> _Work instructions_
Exactly as written, set down the lines from the top of the entries through the line bearing "const legendFills = ['#006e00', '#8a2c5c', '#f2f2c6'];", with every picture left out.

> _Data in this exercise_
☆ ☆ ☆ ☆

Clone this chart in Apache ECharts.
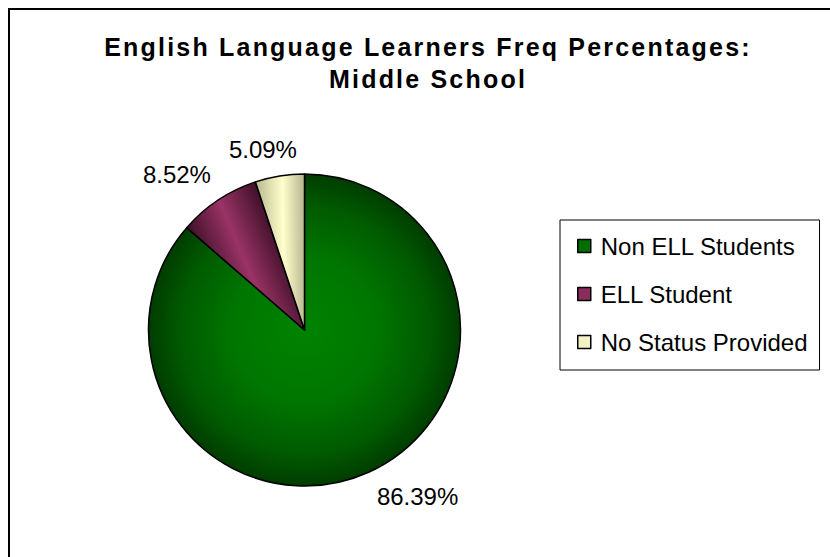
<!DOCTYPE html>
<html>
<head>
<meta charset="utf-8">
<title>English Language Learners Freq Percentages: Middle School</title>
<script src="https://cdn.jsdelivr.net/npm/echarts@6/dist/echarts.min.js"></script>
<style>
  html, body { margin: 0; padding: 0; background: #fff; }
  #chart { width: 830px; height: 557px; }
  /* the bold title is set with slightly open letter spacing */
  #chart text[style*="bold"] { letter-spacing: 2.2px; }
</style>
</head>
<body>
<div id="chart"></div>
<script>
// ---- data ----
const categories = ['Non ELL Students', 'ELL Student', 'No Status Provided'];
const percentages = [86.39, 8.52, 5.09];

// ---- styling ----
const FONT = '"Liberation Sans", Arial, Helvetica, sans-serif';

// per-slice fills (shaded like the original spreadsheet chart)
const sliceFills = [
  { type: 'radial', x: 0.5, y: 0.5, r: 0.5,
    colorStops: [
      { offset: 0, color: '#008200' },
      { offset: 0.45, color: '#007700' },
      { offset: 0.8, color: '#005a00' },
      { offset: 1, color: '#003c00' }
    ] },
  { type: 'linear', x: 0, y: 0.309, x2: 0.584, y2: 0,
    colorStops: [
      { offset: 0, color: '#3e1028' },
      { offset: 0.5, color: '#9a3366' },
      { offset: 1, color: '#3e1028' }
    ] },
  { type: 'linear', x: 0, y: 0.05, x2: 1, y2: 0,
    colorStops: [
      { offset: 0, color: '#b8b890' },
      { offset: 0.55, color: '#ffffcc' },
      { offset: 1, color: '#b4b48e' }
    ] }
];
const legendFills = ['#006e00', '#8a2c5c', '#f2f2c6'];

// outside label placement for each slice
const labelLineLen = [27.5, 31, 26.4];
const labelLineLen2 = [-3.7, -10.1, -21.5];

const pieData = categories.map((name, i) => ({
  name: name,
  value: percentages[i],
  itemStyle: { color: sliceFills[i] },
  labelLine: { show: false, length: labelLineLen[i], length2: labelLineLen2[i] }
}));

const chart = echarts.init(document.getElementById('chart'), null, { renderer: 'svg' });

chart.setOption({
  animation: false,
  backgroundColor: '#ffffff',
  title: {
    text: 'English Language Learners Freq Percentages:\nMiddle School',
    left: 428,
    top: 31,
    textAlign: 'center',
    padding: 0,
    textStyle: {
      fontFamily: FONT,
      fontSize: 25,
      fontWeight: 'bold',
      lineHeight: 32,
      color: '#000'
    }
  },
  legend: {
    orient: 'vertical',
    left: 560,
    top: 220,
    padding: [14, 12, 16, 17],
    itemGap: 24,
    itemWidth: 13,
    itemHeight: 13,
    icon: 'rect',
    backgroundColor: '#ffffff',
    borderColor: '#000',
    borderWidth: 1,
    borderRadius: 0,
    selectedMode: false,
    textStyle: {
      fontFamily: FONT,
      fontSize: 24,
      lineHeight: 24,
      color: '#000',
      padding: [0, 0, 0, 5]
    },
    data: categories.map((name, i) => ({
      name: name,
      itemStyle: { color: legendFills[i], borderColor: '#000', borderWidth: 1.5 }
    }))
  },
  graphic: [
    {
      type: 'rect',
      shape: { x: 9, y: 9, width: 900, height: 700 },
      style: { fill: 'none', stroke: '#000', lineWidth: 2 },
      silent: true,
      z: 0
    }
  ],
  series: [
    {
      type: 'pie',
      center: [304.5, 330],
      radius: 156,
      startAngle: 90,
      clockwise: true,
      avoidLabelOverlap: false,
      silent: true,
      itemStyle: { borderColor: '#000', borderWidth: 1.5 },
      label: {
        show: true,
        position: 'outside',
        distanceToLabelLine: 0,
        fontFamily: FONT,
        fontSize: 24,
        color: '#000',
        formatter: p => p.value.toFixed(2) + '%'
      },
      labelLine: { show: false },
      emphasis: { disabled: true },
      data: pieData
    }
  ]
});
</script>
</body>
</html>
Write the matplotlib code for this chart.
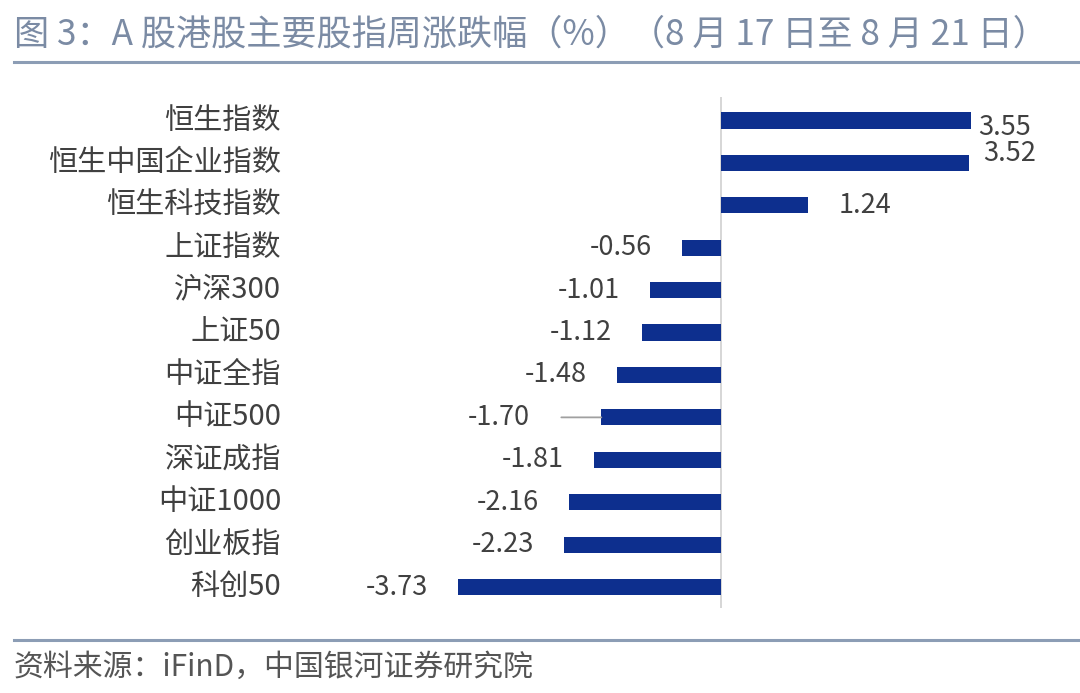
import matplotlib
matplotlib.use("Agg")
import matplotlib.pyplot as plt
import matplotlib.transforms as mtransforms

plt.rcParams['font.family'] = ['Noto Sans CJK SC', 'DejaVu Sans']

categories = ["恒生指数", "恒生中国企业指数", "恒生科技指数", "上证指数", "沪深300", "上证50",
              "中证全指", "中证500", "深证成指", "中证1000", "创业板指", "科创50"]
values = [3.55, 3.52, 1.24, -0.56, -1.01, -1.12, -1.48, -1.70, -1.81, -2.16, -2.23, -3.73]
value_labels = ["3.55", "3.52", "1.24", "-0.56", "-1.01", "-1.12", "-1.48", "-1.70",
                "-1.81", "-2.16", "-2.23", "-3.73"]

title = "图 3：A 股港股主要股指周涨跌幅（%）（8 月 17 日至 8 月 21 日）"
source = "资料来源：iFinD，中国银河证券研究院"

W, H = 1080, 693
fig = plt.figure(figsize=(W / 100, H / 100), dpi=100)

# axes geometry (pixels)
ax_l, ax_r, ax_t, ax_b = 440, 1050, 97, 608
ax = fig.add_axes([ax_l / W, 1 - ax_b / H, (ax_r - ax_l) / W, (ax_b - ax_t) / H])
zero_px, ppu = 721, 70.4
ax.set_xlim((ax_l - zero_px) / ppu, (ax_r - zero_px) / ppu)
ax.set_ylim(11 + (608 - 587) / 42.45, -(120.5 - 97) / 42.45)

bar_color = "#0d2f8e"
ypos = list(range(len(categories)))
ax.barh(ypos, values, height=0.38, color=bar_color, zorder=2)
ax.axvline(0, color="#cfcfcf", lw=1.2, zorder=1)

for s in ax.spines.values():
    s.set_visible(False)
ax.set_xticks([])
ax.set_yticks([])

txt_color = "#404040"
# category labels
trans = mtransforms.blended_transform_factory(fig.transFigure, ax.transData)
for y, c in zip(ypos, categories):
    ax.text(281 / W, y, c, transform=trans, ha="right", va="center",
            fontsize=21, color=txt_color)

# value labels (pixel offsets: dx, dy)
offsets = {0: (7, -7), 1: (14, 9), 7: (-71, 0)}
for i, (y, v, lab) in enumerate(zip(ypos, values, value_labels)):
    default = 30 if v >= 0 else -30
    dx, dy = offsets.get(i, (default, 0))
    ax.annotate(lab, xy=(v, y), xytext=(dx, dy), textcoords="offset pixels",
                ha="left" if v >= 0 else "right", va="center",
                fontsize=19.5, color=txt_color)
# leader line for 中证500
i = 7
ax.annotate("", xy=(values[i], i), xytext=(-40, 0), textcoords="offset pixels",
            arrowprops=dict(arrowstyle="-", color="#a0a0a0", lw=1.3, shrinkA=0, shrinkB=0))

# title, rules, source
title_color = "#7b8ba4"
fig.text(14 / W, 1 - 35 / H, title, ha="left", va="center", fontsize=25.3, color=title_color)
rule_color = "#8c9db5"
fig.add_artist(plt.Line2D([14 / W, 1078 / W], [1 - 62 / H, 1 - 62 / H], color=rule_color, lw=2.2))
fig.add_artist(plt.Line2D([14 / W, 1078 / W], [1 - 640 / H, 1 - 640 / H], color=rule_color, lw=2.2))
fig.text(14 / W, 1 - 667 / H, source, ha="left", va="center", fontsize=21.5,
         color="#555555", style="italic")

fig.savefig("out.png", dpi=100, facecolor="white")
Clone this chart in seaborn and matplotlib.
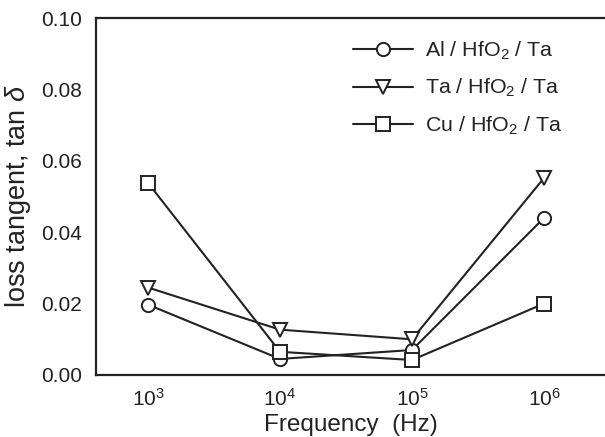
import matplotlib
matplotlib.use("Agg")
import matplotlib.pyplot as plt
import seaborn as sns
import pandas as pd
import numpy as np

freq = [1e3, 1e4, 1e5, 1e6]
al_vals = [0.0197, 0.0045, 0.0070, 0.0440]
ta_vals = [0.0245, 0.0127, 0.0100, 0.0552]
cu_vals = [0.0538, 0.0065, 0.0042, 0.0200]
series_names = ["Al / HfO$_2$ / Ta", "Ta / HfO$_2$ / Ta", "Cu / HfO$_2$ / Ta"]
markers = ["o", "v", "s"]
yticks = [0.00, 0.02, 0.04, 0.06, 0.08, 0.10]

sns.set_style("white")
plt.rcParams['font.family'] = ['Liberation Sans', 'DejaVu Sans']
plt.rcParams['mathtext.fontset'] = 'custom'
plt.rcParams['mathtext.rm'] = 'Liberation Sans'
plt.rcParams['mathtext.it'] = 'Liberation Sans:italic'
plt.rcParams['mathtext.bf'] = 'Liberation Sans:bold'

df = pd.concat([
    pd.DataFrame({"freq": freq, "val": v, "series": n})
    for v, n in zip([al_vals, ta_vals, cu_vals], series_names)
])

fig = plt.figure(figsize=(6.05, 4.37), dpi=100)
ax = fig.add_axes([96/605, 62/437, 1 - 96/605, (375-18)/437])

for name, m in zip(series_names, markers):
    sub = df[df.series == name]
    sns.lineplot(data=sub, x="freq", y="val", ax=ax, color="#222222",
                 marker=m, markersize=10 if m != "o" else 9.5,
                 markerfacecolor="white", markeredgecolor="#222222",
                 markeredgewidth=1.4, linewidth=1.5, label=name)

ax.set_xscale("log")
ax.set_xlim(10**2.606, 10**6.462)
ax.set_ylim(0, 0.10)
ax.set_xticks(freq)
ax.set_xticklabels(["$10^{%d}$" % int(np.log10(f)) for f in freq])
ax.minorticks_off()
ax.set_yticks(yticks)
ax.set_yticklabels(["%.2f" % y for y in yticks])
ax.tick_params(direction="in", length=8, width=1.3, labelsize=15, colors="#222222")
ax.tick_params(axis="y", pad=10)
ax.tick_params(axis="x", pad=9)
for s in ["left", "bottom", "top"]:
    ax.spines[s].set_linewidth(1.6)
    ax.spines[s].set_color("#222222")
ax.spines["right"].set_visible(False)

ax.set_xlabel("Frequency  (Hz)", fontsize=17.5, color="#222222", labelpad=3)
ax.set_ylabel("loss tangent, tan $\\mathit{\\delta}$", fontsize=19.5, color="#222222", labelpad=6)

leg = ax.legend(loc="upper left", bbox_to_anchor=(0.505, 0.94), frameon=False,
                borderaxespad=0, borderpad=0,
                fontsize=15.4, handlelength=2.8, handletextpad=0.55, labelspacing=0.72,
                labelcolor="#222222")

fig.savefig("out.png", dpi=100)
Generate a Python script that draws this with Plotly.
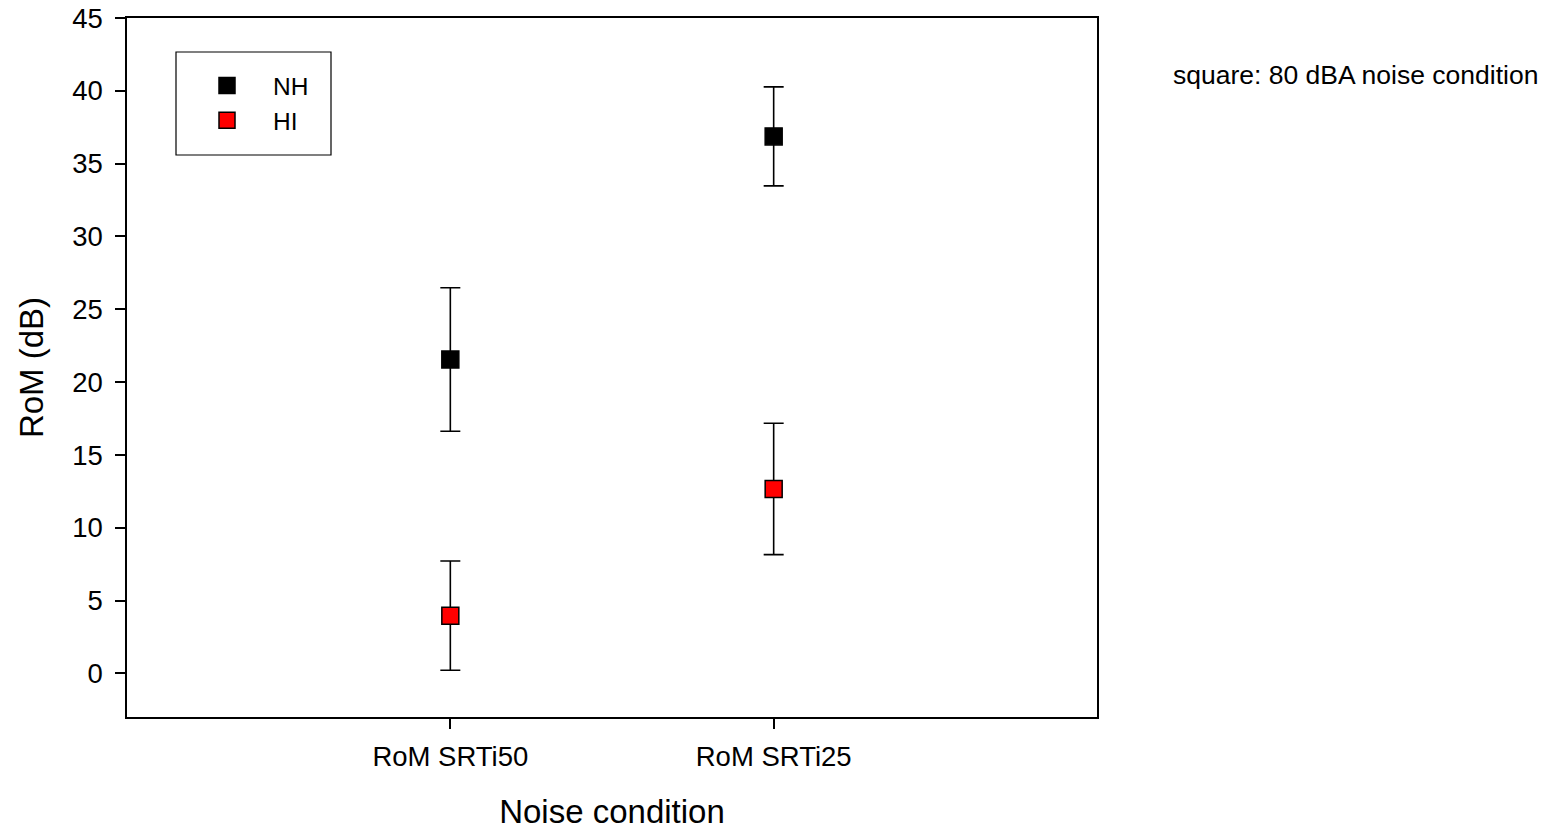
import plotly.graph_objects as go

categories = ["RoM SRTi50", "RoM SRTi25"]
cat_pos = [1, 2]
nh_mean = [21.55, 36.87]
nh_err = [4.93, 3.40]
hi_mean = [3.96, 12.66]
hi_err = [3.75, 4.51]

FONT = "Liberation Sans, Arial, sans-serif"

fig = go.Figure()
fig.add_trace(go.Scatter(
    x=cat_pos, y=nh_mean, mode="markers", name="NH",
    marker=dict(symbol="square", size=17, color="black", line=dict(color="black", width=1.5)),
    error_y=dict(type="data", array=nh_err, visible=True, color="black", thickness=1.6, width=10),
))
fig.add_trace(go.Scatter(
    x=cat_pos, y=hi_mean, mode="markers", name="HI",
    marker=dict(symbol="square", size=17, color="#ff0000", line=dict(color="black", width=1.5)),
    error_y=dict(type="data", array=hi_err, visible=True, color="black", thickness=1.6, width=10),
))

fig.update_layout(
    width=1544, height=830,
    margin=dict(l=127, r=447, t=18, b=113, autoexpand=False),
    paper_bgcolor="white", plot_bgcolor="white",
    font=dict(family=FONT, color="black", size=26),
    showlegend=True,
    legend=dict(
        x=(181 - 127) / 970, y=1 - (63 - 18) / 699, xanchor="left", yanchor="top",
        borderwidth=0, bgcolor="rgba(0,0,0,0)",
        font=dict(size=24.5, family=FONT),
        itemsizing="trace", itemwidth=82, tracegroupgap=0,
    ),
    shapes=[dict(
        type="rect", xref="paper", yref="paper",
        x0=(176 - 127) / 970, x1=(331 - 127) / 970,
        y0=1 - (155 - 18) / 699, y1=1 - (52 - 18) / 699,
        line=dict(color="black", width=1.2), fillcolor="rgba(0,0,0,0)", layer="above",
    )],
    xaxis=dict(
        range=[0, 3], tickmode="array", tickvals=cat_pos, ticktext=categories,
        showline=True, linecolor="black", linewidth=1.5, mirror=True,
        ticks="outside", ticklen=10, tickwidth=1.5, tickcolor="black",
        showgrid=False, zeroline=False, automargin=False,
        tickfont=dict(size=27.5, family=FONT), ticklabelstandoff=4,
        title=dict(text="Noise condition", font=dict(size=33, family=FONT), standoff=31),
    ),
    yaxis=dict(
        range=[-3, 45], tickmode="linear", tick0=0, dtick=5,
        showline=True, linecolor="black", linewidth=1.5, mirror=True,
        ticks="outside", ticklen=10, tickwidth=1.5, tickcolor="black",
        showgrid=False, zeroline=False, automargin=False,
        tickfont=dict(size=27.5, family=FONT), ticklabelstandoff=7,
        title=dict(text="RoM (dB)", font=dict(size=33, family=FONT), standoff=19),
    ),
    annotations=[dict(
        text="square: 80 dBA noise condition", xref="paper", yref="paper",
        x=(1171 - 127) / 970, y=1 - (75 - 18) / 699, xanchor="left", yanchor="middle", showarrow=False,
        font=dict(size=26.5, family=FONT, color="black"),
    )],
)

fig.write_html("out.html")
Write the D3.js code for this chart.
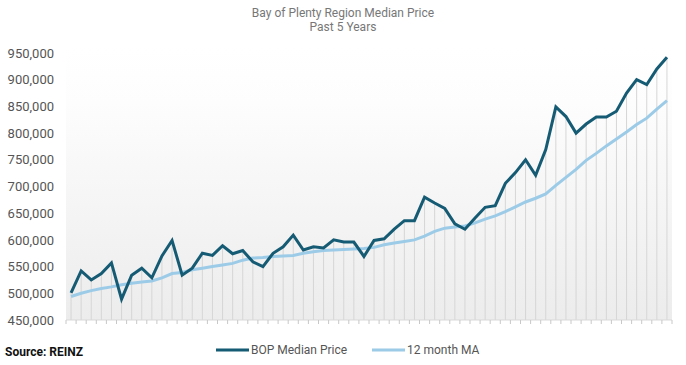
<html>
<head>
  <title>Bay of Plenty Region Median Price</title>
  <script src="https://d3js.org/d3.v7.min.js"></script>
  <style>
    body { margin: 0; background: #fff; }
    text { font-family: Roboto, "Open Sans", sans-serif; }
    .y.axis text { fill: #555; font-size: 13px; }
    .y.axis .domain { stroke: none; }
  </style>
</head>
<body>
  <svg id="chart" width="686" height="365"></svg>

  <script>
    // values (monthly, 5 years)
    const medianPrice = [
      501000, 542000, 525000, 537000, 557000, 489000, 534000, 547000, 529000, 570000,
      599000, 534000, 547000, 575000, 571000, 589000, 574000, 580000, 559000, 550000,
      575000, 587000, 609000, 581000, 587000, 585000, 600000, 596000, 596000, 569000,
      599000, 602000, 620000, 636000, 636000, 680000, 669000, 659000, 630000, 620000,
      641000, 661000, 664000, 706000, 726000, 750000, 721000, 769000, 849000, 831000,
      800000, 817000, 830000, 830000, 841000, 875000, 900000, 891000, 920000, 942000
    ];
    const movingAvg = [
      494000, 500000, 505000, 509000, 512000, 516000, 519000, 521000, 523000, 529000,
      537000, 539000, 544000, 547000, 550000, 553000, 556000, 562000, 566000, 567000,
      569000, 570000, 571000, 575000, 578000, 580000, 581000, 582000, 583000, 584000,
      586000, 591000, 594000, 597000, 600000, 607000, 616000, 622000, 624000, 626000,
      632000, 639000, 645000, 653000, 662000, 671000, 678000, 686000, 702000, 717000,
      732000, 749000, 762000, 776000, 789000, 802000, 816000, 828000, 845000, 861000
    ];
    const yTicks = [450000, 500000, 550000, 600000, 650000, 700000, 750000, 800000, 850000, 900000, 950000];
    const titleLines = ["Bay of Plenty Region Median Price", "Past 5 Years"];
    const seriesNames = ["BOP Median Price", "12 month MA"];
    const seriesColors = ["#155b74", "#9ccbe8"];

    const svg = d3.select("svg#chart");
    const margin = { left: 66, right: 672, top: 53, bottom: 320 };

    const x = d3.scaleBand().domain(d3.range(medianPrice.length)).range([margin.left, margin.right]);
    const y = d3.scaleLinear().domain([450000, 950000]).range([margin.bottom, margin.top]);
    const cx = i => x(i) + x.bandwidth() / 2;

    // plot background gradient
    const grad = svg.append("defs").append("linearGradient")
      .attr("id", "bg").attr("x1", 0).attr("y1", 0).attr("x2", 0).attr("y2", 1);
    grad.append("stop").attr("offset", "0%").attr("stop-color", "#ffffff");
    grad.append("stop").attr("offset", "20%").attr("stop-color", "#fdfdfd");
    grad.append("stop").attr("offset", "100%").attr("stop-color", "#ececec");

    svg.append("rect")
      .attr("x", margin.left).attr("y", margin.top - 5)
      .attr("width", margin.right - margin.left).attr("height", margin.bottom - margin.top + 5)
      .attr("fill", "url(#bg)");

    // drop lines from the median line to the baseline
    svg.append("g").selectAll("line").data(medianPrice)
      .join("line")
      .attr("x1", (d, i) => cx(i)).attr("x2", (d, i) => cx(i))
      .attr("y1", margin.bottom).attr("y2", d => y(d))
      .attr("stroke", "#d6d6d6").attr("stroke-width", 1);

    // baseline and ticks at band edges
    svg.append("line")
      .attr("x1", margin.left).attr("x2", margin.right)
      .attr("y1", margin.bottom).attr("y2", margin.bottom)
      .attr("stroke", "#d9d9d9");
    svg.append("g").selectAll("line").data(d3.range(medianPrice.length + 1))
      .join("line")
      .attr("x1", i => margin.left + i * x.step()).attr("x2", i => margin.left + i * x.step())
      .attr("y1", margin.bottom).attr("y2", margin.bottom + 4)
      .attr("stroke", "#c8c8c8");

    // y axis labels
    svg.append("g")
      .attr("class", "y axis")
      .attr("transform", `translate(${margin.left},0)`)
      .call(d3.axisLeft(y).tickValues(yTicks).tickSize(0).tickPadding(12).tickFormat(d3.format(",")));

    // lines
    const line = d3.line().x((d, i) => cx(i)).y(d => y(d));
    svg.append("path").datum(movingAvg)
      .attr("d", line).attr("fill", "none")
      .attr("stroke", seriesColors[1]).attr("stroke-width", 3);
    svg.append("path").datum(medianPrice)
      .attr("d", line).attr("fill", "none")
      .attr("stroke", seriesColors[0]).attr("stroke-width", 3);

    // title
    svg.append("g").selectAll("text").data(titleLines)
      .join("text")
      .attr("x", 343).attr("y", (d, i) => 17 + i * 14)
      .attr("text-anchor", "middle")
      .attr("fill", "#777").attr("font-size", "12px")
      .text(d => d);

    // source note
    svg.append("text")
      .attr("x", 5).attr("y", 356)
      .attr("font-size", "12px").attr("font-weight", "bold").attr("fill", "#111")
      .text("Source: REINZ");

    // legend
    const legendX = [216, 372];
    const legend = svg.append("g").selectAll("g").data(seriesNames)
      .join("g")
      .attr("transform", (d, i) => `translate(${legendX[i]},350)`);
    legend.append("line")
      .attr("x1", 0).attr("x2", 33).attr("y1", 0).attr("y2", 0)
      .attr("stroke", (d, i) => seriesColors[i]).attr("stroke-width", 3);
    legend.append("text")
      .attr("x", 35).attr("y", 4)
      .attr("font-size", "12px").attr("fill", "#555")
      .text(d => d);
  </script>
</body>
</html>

☆ ☆ ☆ ☆

> _Full output_
Clone this chart in Apache ECharts.
<!DOCTYPE html>
<html>
<head>
<meta charset="utf-8">
<title>English Language Learners Freq Percentages: Middle School</title>
<script src="https://cdn.jsdelivr.net/npm/echarts@6/dist/echarts.min.js"></script>
<style>
  html, body { margin: 0; padding: 0; background: #fff; }
  #chart { width: 830px; height: 557px; }
  /* the bold title is set with slightly open letter spacing */
  #chart text[style*="bold"] { letter-spacing: 2.2px; }
</style>
</head>
<body>
<div id="chart"></div>
<script>
// ---- data ----
const categories = ['Non ELL Students', 'ELL Student', 'No Status Provided'];
const percentages = [86.39, 8.52, 5.09];

// ---- styling ----
const FONT = '"Liberation Sans", Arial, Helvetica, sans-serif';

// per-slice fills (shaded like the original spreadsheet chart)
const sliceFills = [
  { type: 'radial', x: 0.5, y: 0.5, r: 0.5,
    colorStops: [
      { offset: 0, color: '#008200' },
      { offset: 0.45, color: '#007700' },
      { offset: 0.8, color: '#005a00' },
      { offset: 1, color: '#003c00' }
    ] },
  { type: 'linear', x: 0, y: 0.309, x2: 0.584, y2: 0,
    colorStops: [
      { offset: 0, color: '#3e1028' },
      { offset: 0.5, color: '#9a3366' },
      { offset: 1, color: '#3e1028' }
    ] },
  { type: 'linear', x: 0, y: 0.05, x2: 1, y2: 0,
    colorStops: [
      { offset: 0, color: '#b8b890' },
      { offset: 0.55, color: '#ffffcc' },
      { offset: 1, color: '#b4b48e' }
    ] }
];
const legendFills = ['#006e00', '#8a2c5c', '#f2f2c6'];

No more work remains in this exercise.